Today German papers report that Spain's bail out is imminent. Here is the scoop via Euro Intelligence
Frankfurter Allgemeine reports this morning that EU officials will start talks about a bail out for Spain, citing unnamed sourced in Berlin. The paper said the situation had deteriorated so much that they did not want wait until the EU summit on Thursday. It also said neither the European Commission nor the ECB excluded an aid package. The paper quoted Spanish officials as denying that they are about to ask for EU aid, and immediatedly pointed out that Greek officials made the same claims before. The trigger is the freeze in the inter-banking market last week as the markets have lost confidence in the Spanish banking sector.
In a separate news report, Frankfurter Allgemeine writes that Barroso and Trichet were worried about the state of Spanish banks, and pleaded for aid. The paper also cites the latest statistics from the BIS, according to which German banks had given credits to Spain of $202bn, more than half of which to Spanish banks. The exposure of French banks is $248bn – mostly to companies and households. The Spanish central bank estimates the extent of the bad loans to be €166bn, of which only a quarter has been written off so far. The Spanish bank bailout fund is €99bn. One of the problems now is that Spain has immediate finance needs at a time when market interest rates are rising sharply.
The paper also reports that France is getting nervous about the effect of the crisis on its own liquidity. In a short comment, the paper makes the point that the €750bn rescue umbrella is just another bank bailout package.

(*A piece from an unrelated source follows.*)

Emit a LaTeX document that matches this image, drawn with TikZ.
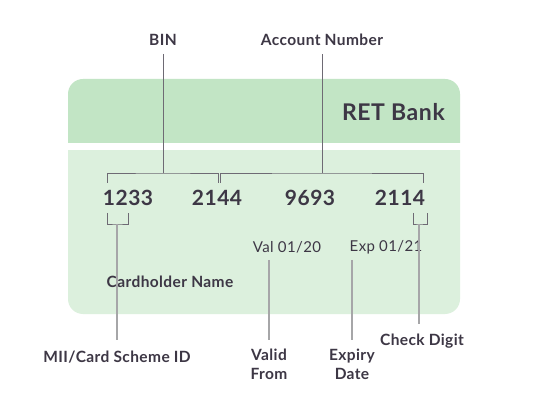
\documentclass[tikz,border=0pt]{standalone}
\usepackage{fontspec}
\setmainfont{Lato}[LetterSpace=2.5]
\definecolor{bandtop}{HTML}{C2E5C5}
\definecolor{bandlow}{HTML}{DCF0DD}
\definecolor{ink}{HTML}{3D3745}
\definecolor{guide}{HTML}{6E6A74}
\definecolor{guidelight}{HTML}{A6A6A8}
\begin{document}
\begin{tikzpicture}[x=1pt,y=-1pt,
  lbl/.style={text=ink,font=\fontsize{15.5}{19}\selectfont\bfseries,inner sep=0pt,align=center},
  num/.style={text=ink,font=\fontsize{21}{23}\selectfont\bfseries,inner sep=0pt},
  small/.style={text=ink,font=\fontsize{15}{17}\selectfont,inner sep=0pt},
  gl/.style={draw=guide,line width=0.9pt},
  gll/.style={draw=guidelight,line width=1.1pt}]
\useasboundingbox (0,0) rectangle (540,419);
\fill[white] (0,0) rectangle (540,419);
% card
\begin{scope}
\clip (0,0) rectangle (540,143);
\fill[bandtop,rounded corners=15pt] (68,79) rectangle (460,180);
\end{scope}
\begin{scope}
\clip (0,151) rectangle (540,419);
\fill[bandlow,rounded corners=15pt] (68,110) rectangle (460,314);
\end{scope}
% texts
\node[text=ink,font=\fontsize{23}{26}\selectfont\bfseries,inner sep=0pt,anchor=east] (bank) at (445,112) {RET Bank};
\node[lbl] (bin) at (163,40) {BIN};
\node[lbl] (acc) at (322,40) {Account Number};
\node[num] (n1) at (128,198) {1233};
\node[num] (n2) at (217,198) {2144};
\node[num] (n3) at (310,198) {9693};
\node[num] (n4) at (400,198) {2114};
\node[small] (val) at (287,247) {Val 01/20};
\node[small] (exp) at (386,247) {Exp 01/21};
\node[lbl] (name) at (170,282) {Cardholder Name};
\node[lbl] (mii) at (117,357) {MII/Card Scheme ID};
\node[lbl,anchor=north] (valid) at (269,349) {Valid\\From};
\node[lbl,anchor=north] (expiry) at (352,349) {Expiry\\Date};
\node[lbl] (check) at (422,341) {Check Digit};
% bracket coordinates
\coordinate (binL) at (107,183);
\coordinate (binR) at (218,183);
\coordinate (binM) at (163,173);
\coordinate (accL) at (220,183);
\coordinate (accR) at (423,183);
\coordinate (accM) at (322,173);
\coordinate (miiL) at (107,213);
\coordinate (miiR) at (128,213);
\coordinate (miiM) at (117,224);
\coordinate (chkL) at (413,213);
\coordinate (chkR) at (427,213);
\coordinate (chkM) at (419,224);
\coordinate (valT) at (269,260);
\coordinate (expT) at (352,260);
% guides
\draw[gl] (binL) |- (binM) -| (binR);
\draw[gl] (bin.south) ++(0,8) -- (binM);
\draw[gl] (accL) |- (accM) -| (accR);
\draw[gl] (acc.south) ++(0,8) -- (accM);
\draw[gl] (miiL) |- (miiM) -| (miiR);
\draw[gll] (miiM) -- (117,340);
\draw[gl] (chkL) |- (chkM) -| (chkR);
\draw[gll] (chkM) -- (419,324);
\draw[gll] (valT) -- (269,340);
\draw[gll] (expT) -- (352,340);
\end{tikzpicture}
\end{document}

There is no whiff of any of this in the Spanish press this morning. El Pais reports on the latest BIS statistics, citing that the total exposure of European banks to Spain is €600bn (enough to bring the house down). Spain has been the beneficiary of intra-EU credit flows to a much larger extent than Greece, Portugal, and Ireland. Last week, the inter-banking market froze again in parts. The articles quotes that BIS as saying that while the single currency brought a greater diversification of risk, it warned of a contagion if any of the countries were facing solvency problems.